"Den Kirchen insgesamt sollte inzwischen klar sein, dass Schweigen, Leugnen, Herumlavieren ihre Glaubwürdigkeit unterhöhlen", schrieb die frühere Ratsvorsitzende der Evangelischen Kirche in Deutschland (EKD) in der "Bild am Sonntag".
Käßmann zitierte den früheren anglikanischen Erzbischof und Friedensnobelpreisträger Desmond Tutu, der mit Blick auf die Apartheidverbrechen in Südafrika gesagt habe, Versöhnung sei nur möglich, wenn die Opfer gehört würden und die Täter ihre Schuld vor den Opfern bekennten. "Das ist ein langer und schmerzhafter Prozess", so die Theologin. "Der kann nicht verordnet werden.
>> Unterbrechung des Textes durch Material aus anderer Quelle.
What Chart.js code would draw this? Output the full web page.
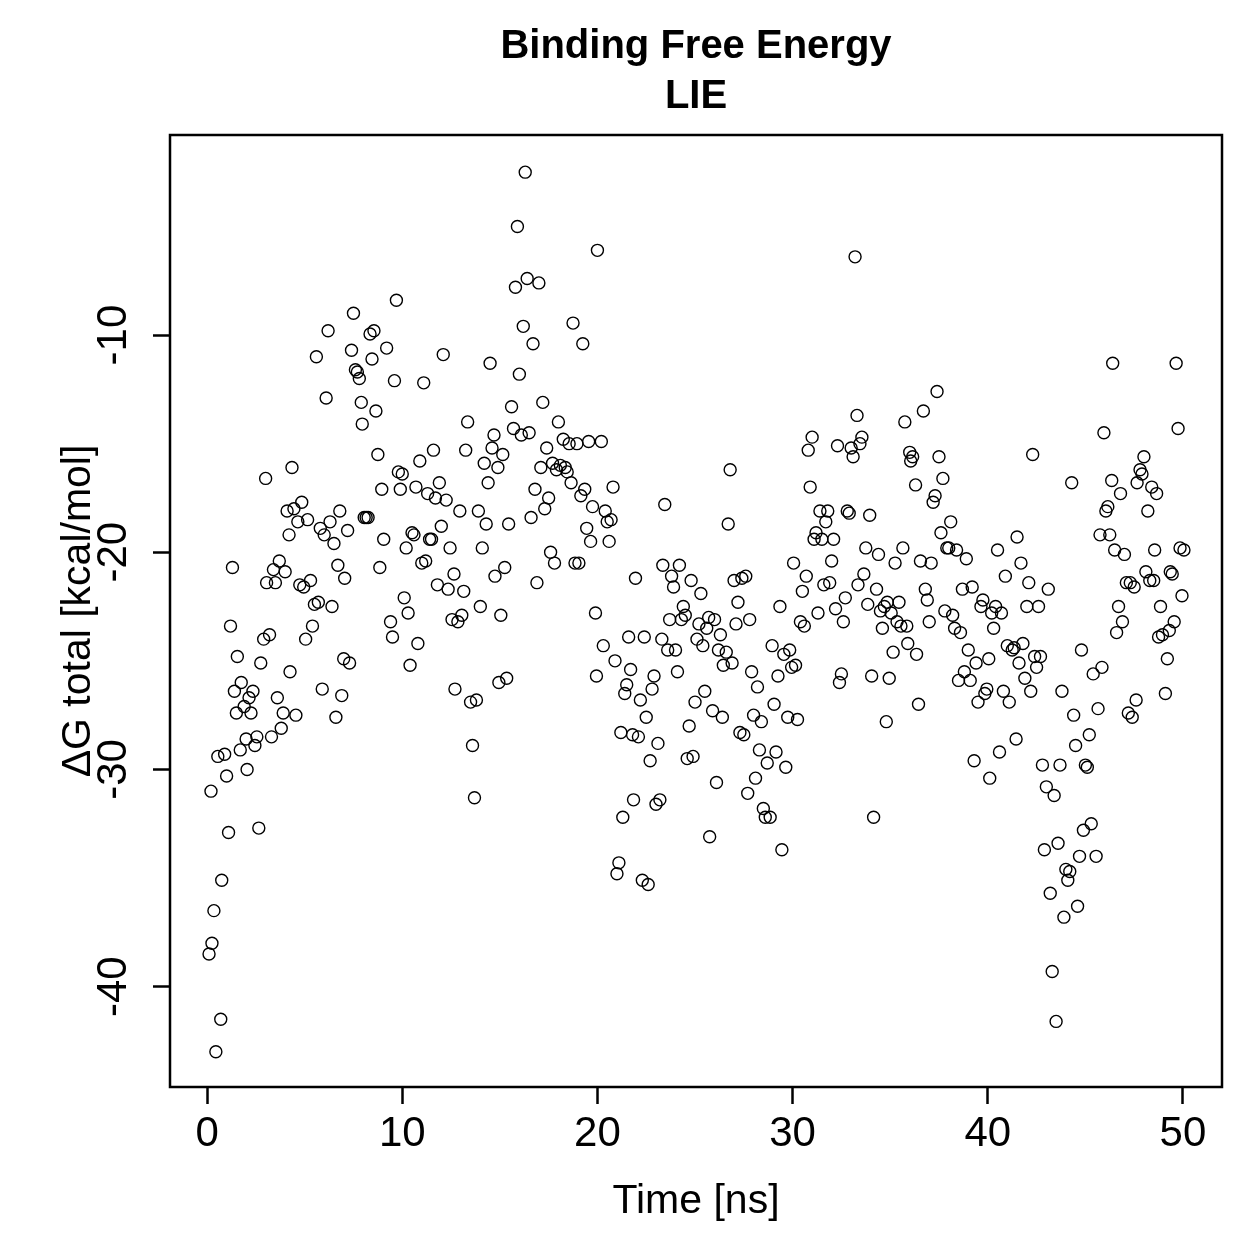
<!DOCTYPE html>
<html>
<head>
<meta charset="utf-8">
<title>Binding Free Energy - LIE</title>
<script src="https://cdn.jsdelivr.net/npm/chart.js@4.4.1/dist/chart.umd.min.js"></script>
<style>
  html, body { margin: 0; padding: 0; background: #fff; }
  canvas { display: block; }
</style>
</head>
<body>
<canvas id="lieChart" width="1259" height="1259"></canvas>
<script>
// Simulation time [ns]
const time = [
    0.1, 0.2, 0.25, 0.35, 0.45, 0.55, 0.7, 0.75, 0.9, 1.0,
    1.1, 1.2, 1.3, 1.4, 1.5, 1.55, 1.7, 1.75, 1.9, 2.0,
    2.05, 2.15, 2.25, 2.35, 2.45, 2.55, 2.65, 2.75, 2.9, 3.0,
    3.05, 3.2, 3.3, 3.4, 3.5, 3.6, 3.7, 3.8, 3.9, 4.0,
    4.1, 4.2, 4.25, 4.35, 4.45, 4.55, 4.65, 4.75, 4.85, 4.95,
    5.05, 5.15, 5.3, 5.4, 5.5, 5.6, 5.7, 5.8, 5.9, 6.0,
    6.1, 6.2, 6.3, 6.4, 6.5, 6.6, 6.7, 6.8, 6.9, 7.0,
    7.05, 7.2, 7.3, 7.4, 7.5, 7.6, 7.7, 7.8, 7.9, 7.95,
    8.05, 8.15, 8.25, 8.35, 8.45, 8.55, 8.65, 8.75, 8.85, 8.95,
    9.05, 9.2, 9.4, 9.5, 9.6, 9.7, 9.8, 9.9, 10.0, 10.1,
    10.2, 10.3, 10.4, 10.5, 10.6, 10.7, 10.8, 10.9, 11.0, 11.1,
    11.2, 11.3, 11.4, 11.5, 11.6, 11.7, 11.8, 11.9, 12.0, 12.1,
    12.25, 12.35, 12.45, 12.55, 12.65, 12.7, 12.85, 12.95, 13.05, 13.15,
    13.25, 13.35, 13.5, 13.6, 13.7, 13.8, 13.9, 14.0, 14.1, 14.2,
    14.3, 14.4, 14.5, 14.6, 14.7, 14.75, 14.9, 14.95, 15.05, 15.15,
    15.25, 15.35, 15.45, 15.6, 15.7, 15.8, 15.9, 16.0, 16.1, 16.2,
    16.3, 16.4, 16.5, 16.6, 16.7, 16.8, 16.9, 17.0, 17.1, 17.2,
    17.3, 17.4, 17.5, 17.6, 17.7, 17.8, 17.9, 18.0, 18.1, 18.25,
    18.35, 18.45, 18.55, 18.65, 18.75, 18.85, 18.95, 19.05, 19.15, 19.25,
    19.35, 19.45, 19.55, 19.65, 19.75, 19.9, 19.95, 20.0, 20.2, 20.3,
    20.4, 20.5, 20.6, 20.7, 20.8, 20.9, 21.0, 21.1, 21.2, 21.3,
    21.4, 21.5, 21.6, 21.7, 21.8, 21.85, 21.95, 22.1, 22.2, 22.3,
    22.4, 22.5, 22.6, 22.7, 22.8, 22.9, 23.0, 23.1, 23.2, 23.3,
    23.35, 23.45, 23.6, 23.7, 23.8, 23.9, 24.0, 24.1, 24.2, 24.3,
    24.4, 24.5, 24.6, 24.7, 24.8, 24.9, 25.0, 25.1, 25.2, 25.3,
    25.4, 25.5, 25.6, 25.7, 25.75, 25.9, 26.0, 26.1, 26.2, 26.3,
    26.4, 26.45, 26.6, 26.7, 26.8, 26.9, 27.0, 27.1, 27.2, 27.3,
    27.4, 27.5, 27.6, 27.7, 27.8, 27.9, 28.0, 28.1, 28.2, 28.3,
    28.4, 28.5, 28.6, 28.7, 28.85, 28.95, 29.05, 29.15, 29.25, 29.35,
    29.45, 29.55, 29.65, 29.75, 29.85, 29.95, 30.05, 30.15, 30.25, 30.4,
    30.5, 30.6, 30.7, 30.8, 30.9, 31.0, 31.1, 31.2, 31.3, 31.4,
    31.5, 31.6, 31.7, 31.8, 31.9, 32.0, 32.1, 32.2, 32.3, 32.4,
    32.5, 32.6, 32.7, 32.8, 32.9, 33.0, 33.1, 33.2, 33.3, 33.35,
    33.45, 33.55, 33.65, 33.75, 33.85, 33.95, 34.05, 34.15, 34.3, 34.4,
    34.5, 34.6, 34.7, 34.8, 34.85, 34.95, 35.05, 35.15, 35.25, 35.35,
    35.45, 35.55, 35.65, 35.75, 35.85, 35.9, 36.0, 36.05, 36.15, 36.3,
    36.35, 36.45, 36.55, 36.7, 36.8, 36.9, 37.0, 37.1, 37.2, 37.3,
    37.4, 37.5, 37.6, 37.7, 37.8, 37.9, 38.0, 38.1, 38.2, 38.3,
    38.4, 38.5, 38.6, 38.7, 38.8, 38.9, 39.0, 39.1, 39.2, 39.3,
    39.4, 39.5, 39.65, 39.75, 39.85, 39.95, 40.05, 40.1, 40.2, 40.3,
    40.4, 40.5, 40.6, 40.7, 40.8, 40.9, 41.0, 41.1, 41.25, 41.35,
    41.45, 41.5, 41.6, 41.7, 41.8, 41.9, 42.0, 42.1, 42.2, 42.3,
    42.4, 42.5, 42.6, 42.7, 42.8, 42.9, 43.0, 43.1, 43.2, 43.3,
    43.4, 43.5, 43.6, 43.7, 43.8, 43.9, 44.0, 44.1, 44.2, 44.3,
    44.4, 44.5, 44.6, 44.7, 44.8, 44.9, 45.0, 45.1, 45.2, 45.3,
    45.4, 45.55, 45.65, 45.75, 45.85, 45.95, 46.05, 46.15, 46.25, 46.35,
    46.4, 46.5, 46.6, 46.7, 46.8, 46.9, 47.0, 47.1, 47.2, 47.3,
    47.4, 47.5, 47.6, 47.65, 47.8, 47.9, 48.0, 48.1, 48.2, 48.3,
    48.4, 48.5, 48.55, 48.65, 48.75, 48.85, 48.95, 49.1, 49.2, 49.3,
    49.35, 49.45, 49.55, 49.65, 49.75, 49.85, 49.95, 50.05
];

// Delta G total [kcal/mol], same order as time
const deltaG = [
    -38.5, -31.0, -38.0, -36.5, -43.0, -29.4, -41.5, -35.1, -29.3, -30.3,
    -32.9, -23.4, -20.7, -26.4, -27.4, -24.8, -29.1, -26.0, -27.1, -28.6,
    -30.0, -26.7, -27.4, -26.4, -28.9, -28.5, -32.7, -25.1, -24.0, -16.6,
    -21.4, -23.8, -28.5, -20.8, -21.4, -26.7, -20.4, -28.1, -27.4, -20.9,
    -18.1, -19.2, -25.5, -16.1, -18.0, -27.5, -18.6, -21.5, -17.7, -21.6,
    -24.0, -18.5, -21.3, -23.4, -22.4, -11.0, -22.3, -18.9, -26.3, -19.2,
    -12.9, -9.8, -18.6, -22.5, -19.6, -27.6, -20.6, -18.1, -26.6, -24.9,
    -21.2, -19.0, -25.1, -10.7, -9.0, -11.6, -11.7, -12.0, -13.1, -14.1,
    -18.4, -18.4, -18.4, -9.95, -11.1, -9.8, -13.5, -15.5, -20.7, -17.1,
    -19.4, -10.6, -23.2, -23.9, -12.1, -8.4, -16.3, -17.1, -16.4, -22.1,
    -19.8, -22.8, -25.2, -19.1, -19.2, -17.0, -24.2, -15.8, -20.5, -12.2,
    -20.4, -17.3, -19.4, -19.4, -15.3, -17.5, -21.5, -16.8, -18.8, -10.9,
    -17.6, -21.7, -19.8, -23.1, -21.0, -26.3, -23.2, -18.1, -22.9, -21.8,
    -15.3, -14.0, -26.9, -28.9, -31.3, -26.8, -18.1, -22.5, -19.8, -15.9,
    -18.7, -16.8, -11.3, -15.2, -14.6, -21.1, -16.1, -26.0, -22.9, -15.5,
    -20.7, -25.8, -18.7, -13.3, -14.3, -7.8, -5.0, -11.8, -14.6, -9.6,
    -2.5, -7.4, -14.5, -18.4, -10.4, -17.1, -21.4, -7.6, -16.1, -13.1,
    -18.0, -15.2, -17.5, -20.0, -15.9, -20.5, -16.2, -14.0, -16.0, -14.8,
    -16.1, -16.3, -15.0, -16.8, -9.45, -20.5, -15.0, -20.5, -17.4, -10.4,
    -17.1, -18.9, -14.9, -19.5, -17.9, -22.8, -25.7, -6.1, -14.9, -24.3,
    -18.1, -18.6, -19.5, -18.5, -17.0, -25.0, -34.8, -34.3, -28.3, -32.2,
    -26.5, -26.1, -23.9, -25.4, -28.4, -31.4, -21.2, -28.5, -26.8, -35.1,
    -23.9, -27.6, -35.3, -29.6, -26.3, -25.7, -31.6, -28.8, -31.4, -24.0,
    -20.6, -17.8, -24.5, -23.1, -21.1, -21.6, -24.5, -25.5, -20.6, -23.1,
    -22.5, -22.9, -29.5, -28.0, -21.3, -29.4, -26.9, -24.0, -23.3, -21.9,
    -24.3, -26.4, -23.5, -23.0, -33.1, -27.3, -23.1, -30.6, -24.5, -23.8,
    -27.6, -25.2, -24.6, -18.7, -16.2, -25.1, -21.3, -23.3, -22.3, -28.3,
    -21.2, -28.4, -21.1, -31.1, -23.1, -25.5, -27.5, -30.4, -26.2, -29.1,
    -27.8, -31.8, -32.2, -29.7, -32.2, -24.3, -27.0, -29.2, -25.7, -22.5,
    -33.7, -24.7, -29.9, -27.6, -24.5, -25.3, -20.5, -25.2, -27.7, -23.2,
    -21.8, -23.4, -21.1, -15.3, -17.0, -14.7, -19.4, -19.1, -22.8, -18.1,
    -19.4, -21.5, -18.6, -18.1, -21.4, -20.4, -19.4, -22.6, -15.1, -26.0,
    -25.6, -23.2, -22.1, -18.1, -18.2, -15.2, -15.6, -6.4, -13.7, -21.5,
    -15.0, -14.7, -21.0, -19.8, -22.4, -18.3, -25.7, -32.2, -21.7, -20.1,
    -22.7, -23.5, -22.5, -27.8, -22.3, -25.8, -22.8, -24.6, -20.5, -23.2,
    -22.3, -23.4, -19.8, -14.0, -23.4, -24.2, -15.4, -15.8, -15.6, -16.9,
    -24.7, -27.0, -20.4, -13.5, -21.7, -22.2, -23.2, -20.5, -17.7, -17.4,
    -12.6, -15.6, -19.1, -16.6, -22.7, -19.8, -19.8, -18.6, -22.9, -23.5,
    -19.9, -25.9, -23.7, -21.7, -25.5, -20.3, -24.5, -25.9, -21.6, -29.6,
    -25.1, -26.9, -22.5, -22.2, -26.5, -26.3, -24.9, -30.4, -22.8, -23.5,
    -22.5, -19.9, -29.2, -22.8, -26.4, -21.1, -24.3, -26.9, -24.5, -24.4,
    -28.6, -19.3, -25.1, -20.5, -24.2, -25.8, -22.5, -21.4, -26.4, -15.5,
    -24.8, -25.3, -22.5, -24.8, -29.8, -33.7, -30.8, -21.7, -35.7, -39.3,
    -31.2, -41.6, -33.4, -29.8, -26.4, -36.8, -34.6, -35.1, -34.7, -16.8,
    -27.5, -28.9, -36.3, -34.0, -24.5, -32.8, -29.8, -29.9, -28.4, -32.5,
    -25.6, -34.0, -27.2, -19.2, -25.3, -14.5, -18.1, -17.9, -19.2, -16.7,
    -11.3, -19.9, -23.7, -22.5, -17.3, -23.2, -20.1, -21.4, -27.4, -21.4,
    -27.6, -21.6, -26.8, -16.8, -16.2, -16.4, -15.6, -20.9, -18.1, -21.3,
    -17.0, -21.3, -19.9, -17.3, -23.9, -22.5, -23.8, -26.5, -24.9, -23.6,
    -20.9, -21.0, -23.2, -11.3, -14.3, -19.8, -22.0, -19.9
];

const xTicks = [0, 10, 20, 30, 40, 50];
const yTicks = [-40, -30, -20, -10];

const fontFamily = '"Liberation Sans", Arial, Helvetica, sans-serif';

// caja alrededor del área del gráfico (como box() en R)
const boxPlugin = {
    id: 'plotBox',
    afterDraw(chart) {
        const { ctx, chartArea } = chart;
        ctx.save();
        ctx.strokeStyle = '#000';
        ctx.lineWidth = 2.5;
        ctx.strokeRect(chartArea.left, chartArea.top,
            chartArea.right - chartArea.left, chartArea.bottom - chartArea.top);
        ctx.restore();
    },
};

const points = time.map((t, i) => ({ x: t, y: deltaG[i] }));

const ctx = document.getElementById('lieChart').getContext('2d');

new Chart(ctx, {
    type: 'scatter',
    data: {
        datasets: [
            {
                data: points,
                pointStyle: 'circle',
                pointRadius: 6,
                pointBorderWidth: 1.4,
                borderColor: '#000',
                backgroundColor: 'rgba(0,0,0,0)',
            },
        ],
    },
    options: {
        responsive: false,
        animation: false,
        events: [],
        devicePixelRatio: 1,
        layout: { padding: { left: 0, top: 0, right: 37, bottom: 0 } },
        plugins: {
            legend: { display: false },
            tooltip: { enabled: false },
            title: {
                display: true,
                fullSize: false, // centrado sobre el área del gráfico
                text: ['Binding Free Energy', 'LIE'],
                color: '#000',
                font: { family: fontFamily, size: 40, weight: 'bold', lineHeight: 1.25 },
                padding: { top: 22, bottom: 13 },
            },
        },
        scales: {
            x: {
                type: 'linear',
                min: -1.9,
                max: 52.0,
                afterFit: scale => { scale.height = 172; },
                afterBuildTicks: scale => {
                    scale.ticks = xTicks.map(v => ({ value: v }));
                },
                ticks: {
                    color: '#000',
                    padding: 5,
                    maxRotation: 0,
                    font: { family: fontFamily, size: 42 },
                    callback: v => String(v),
                },
                grid: {
                    drawOnChartArea: false,
                    drawTicks: true,
                    tickLength: 17,
                    tickColor: '#000',
                    tickWidth: 2.5,
                },
                border: { display: false },
                title: {
                    display: true,
                    text: 'Time [ns]',
                    color: '#000',
                    font: { family: fontFamily, size: 41 },
                    padding: { top: 0, bottom: 33 },
                },
            },
            y: {
                type: 'linear',
                min: -44.62,
                max: -0.79,
                afterFit: scale => { scale.width = 170; },
                afterBuildTicks: scale => {
                    scale.ticks = yTicks.map(v => ({ value: v }));
                },
                ticks: {
                    color: '#000',
                    padding: 8,
                    minRotation: 90,
                    maxRotation: 90,
                    crossAlign: 'center',
                    font: { family: fontFamily, size: 42 },
                    callback: v => String(v),
                },
                grid: {
                    drawOnChartArea: false,
                    drawTicks: true,
                    tickLength: 17,
                    tickColor: '#000',
                    tickWidth: 2.5,
                },
                border: { display: false },
                title: {
                    display: true,
                    text: 'ΔG total [kcal/mol]',
                    color: '#000',
                    font: { family: fontFamily, size: 41 },
                    padding: { top: 54, bottom: 0 },
                },
            },
        },
    },
    plugins: [boxPlugin],
});
</script>
</body>
</html>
Er will durchlitten sein." Es gehe "nicht um herablassendes Verständnis, sondern um Begegnung auf Augenhöhe".
Konflikte nicht unter den Teppich kehren
Als Reaktion auf das Grußwort des päpstlichen Botschafters Nikola Eterovic zum Beginn der Frühjahrsvollversammlung der katholischen deutschen Bischöfe in dieser Woche mahnte Käßmann dazu, Konflikte nicht unter den Teppich zu kehren. "Wie sollen denn Opfer den Mut finden, darüber zu sprechen, welches Leid sie erlitten haben, wenn unter dem Deckmantel 'brüderlicher Liebe' Vertuschung das Wort geredet wird", schrieb sie.
Eterovic hatte gesagt, dass Krisen im Allgemeinen eine Chance darstellten, der Konflikt jedoch negativ bleibe, weil er die Menschen in Sieger und Besiegte, in "liebenswerte Freunde und zu bekämpfende Feinde" einteile. Für die kirchliche Gemeinschaft sei der Konflikt "besonders schädlich", weil er den Sinn für die Einheit zerstöre.